Mit der Auflösung der ÖIAG und Zuordnung der von ihr verwalteten Unternehmen an die zuständigen Ministerien sollte die politische Verantwortung für das öffentliche Eigentum deutlich gemacht werden. Dies muss allerdings durch eine verfassungsmäßige Verankerung desselben als Schutz vor Ausverkauf und Privatisierung sowie durch eine entsprechende Mitbestimmung der Beschäftigten der betroffenen Unternehmen ergänzt werden.

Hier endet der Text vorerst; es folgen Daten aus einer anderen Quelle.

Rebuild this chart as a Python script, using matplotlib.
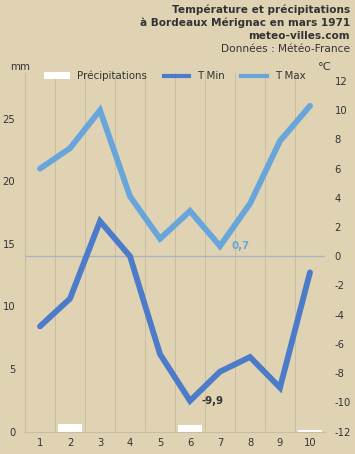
import matplotlib
matplotlib.use('Agg')
import matplotlib.pyplot as plt
from matplotlib.patches import Patch
from matplotlib.lines import Line2D

days = [1, 2, 3, 4, 5, 6, 7, 8, 9, 10]
precip = [0.0, 0.6, 0.0, 0.0, 0.0, 0.5, 0.0, 0.0, 0.0, 0.1]
t_min = [-4.8, -2.9, 2.4, 0.0, -6.7, -9.9, -7.9, -6.9, -9.0, -1.1]
t_max = [6.0, 7.4, 10.0, 4.1, 1.2, 3.1, 0.7, 3.6, 7.9, 10.3]
mm_ticks = [0, 5, 10, 15, 20, 25]
temp_ticks = list(range(-12, 13, 2))

title_lines = ["Température et précipitations",
               "à Bordeaux Mérignac en mars 1971",
               "meteo-villes.com"]
source = "Données : Météo-France"

BG = "#e0d3b4"
GRID = "#cbbd9f"
TXT = "#333333"
C_MIN = "#4b7bc9"
C_MAX = "#67a5da"

plt.rcParams['font.family'] = ['DejaVu Sans']
plt.rcParams['font.size'] = 7.4
plt.rcParams['axes.unicode_minus'] = False

fig = plt.figure(figsize=(3.55, 4.54), dpi=100, facecolor=BG)
ax = fig.add_axes([25 / 355, 22.5 / 454, 300 / 355, 358.5 / 454])
ax.set_facecolor(BG)
ax2 = ax.twinx()

# precipitation bars (left axis)
ax.bar(days, precip, width=0.83, color="white", zorder=2)
t_top = 12.55
ax.set_ylim(0, (t_top + 12) * 14 / 12)
ax.set_xlim(0.5, 10.5)
ax.set_yticks(mm_ticks)
ax.set_xticks(days)
ax.tick_params(axis="y", length=0, pad=7, colors=TXT, labelsize=7.2)
ax.tick_params(axis="x", length=0, pad=5, colors=TXT, labelsize=7.2)
for x in range(0, 11):
    ax.axvline(x + 0.5, color=GRID, lw=0.7, zorder=1)
for s in ["top", "right"]:
    ax.spines[s].set_visible(False)
ax.spines["left"].set_color(GRID)
ax.spines["bottom"].set_color(GRID)

# temperatures (right axis)
ax2.set_ylim(-12, t_top)
ax2.set_yticks(temp_ticks)
ax2.tick_params(axis="y", length=0, pad=7, colors=TXT, labelsize=7.2)
for s in ["top", "left", "bottom", "right"]:
    ax2.spines[s].set_visible(False)
ax2.axhline(0, color="#a9b3ba", lw=1, zorder=1)
ax2.plot(days, t_max, color=C_MAX, lw=4.2, solid_capstyle="round",
         solid_joinstyle="miter", zorder=3)
ax2.plot(days, t_min, color=C_MIN, lw=4.2, solid_capstyle="round",
         solid_joinstyle="miter", zorder=3)

i_min = t_min.index(min(t_min))
i_max = t_max.index(min(t_max))
ax2.annotate(f"{t_min[i_min]:.1f}".replace(".", ","), (days[i_min], t_min[i_min]),
             xytext=(8, 0), textcoords="offset points", va="center",
             fontweight="bold", color=TXT)
ax2.annotate(f"{t_max[i_max]:.1f}".replace(".", ","), (days[i_max], t_max[i_max]),
             xytext=(8, 0), textcoords="offset points", va="center",
             fontweight="bold", color=C_MAX)

# titles
for k, line in enumerate(title_lines):
    fig.text(350 / 355, 1 - (10 + 13 * k) / 454, line, ha="right", va="center",
             fontweight="bold", color=TXT, fontsize=7.6)
fig.text(350 / 355, 1 - 49 / 454, source, ha="right", va="center",
         color=TXT, fontsize=7.6)
fig.text(10 / 355, 1 - 67 / 454, "mm", ha="left", va="center", color=TXT)
fig.text(318 / 355, 1 - 67 / 454, "°C", ha="left", va="center", color=TXT,
         fontsize=8.2)

handles = [Patch(facecolor="white", edgecolor="none"),
           Line2D([], [], color=C_MIN, lw=3),
           Line2D([], [], color=C_MAX, lw=3)]
fig.legend(handles, ["Précipitations", "T Min", "T Max"], ncol=3,
           loc="center left", bbox_to_anchor=(44 / 355, 1 - 76 / 454),
           bbox_transform=fig.transFigure, frameon=False, borderpad=0,
           borderaxespad=0, handlelength=2.5, handletextpad=0.75,
           columnspacing=1.6, handleheight=0.6, labelcolor=TXT)

fig.savefig("out.png", dpi=100, facecolor=BG)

Bereits mit der Bildung der ÖIAG im Jahre 1967 unter der damaligen ÖVP-Regierung wurde die bislang von einem eigenen Ministerium verwaltete Verstaatlichte aus der politischen Verantwortung ausgelagert, 1970 in die ÖIVG und 1986 in die heutige ÖIAG umgestaltet, die 1993 den expliziten Auftrag zur Privatisierung großer Teile bislang öffentlichen Eigentums erhielt. Auf den Punkt gebracht hat die sowohl von ÖVP als auch SPÖ vertretene Philosophie der frühere Verstaatlichtenminister und ÖIAG-Chef Rudolf Streicher (SPÖ) mit der Aussage: „Unser Katechismus ist das Aktienrecht“ zur Privatisierungsbilanz von 1986 bis 2000 (Arbeit und Wirtschaft, 9/2000). Auch seine Nachfolger haben als einzige Qualifikation den Ausverkauf öffentlichen Eigentums geliefert und wurden damit mit horrenden Gagen entlohnt.
Das Resümee der Privatisierung öffentlichen Eigentums seit Anfang der 90er Jahre zeigt deutlich, dass diese mit einem massiven Druck auf Arbeitsplätze, Löhne, Sozialleistungen sowie betriebliche und gewerkschaftliche Mitbestimmung und im Fall der Telekom einer Reihe von Korruptionsskandalen verbunden ist: „Privatisierung bedeutet aber auch den Verlust der Grundlage für eine eigenständige österreichische Wirtschaftspolitik, da mangels ausreichendem Privatkapital ein Ausverkauf an ausländische Multis und obskure Spekulanten das logische Ergebnis ist“, so Stingl.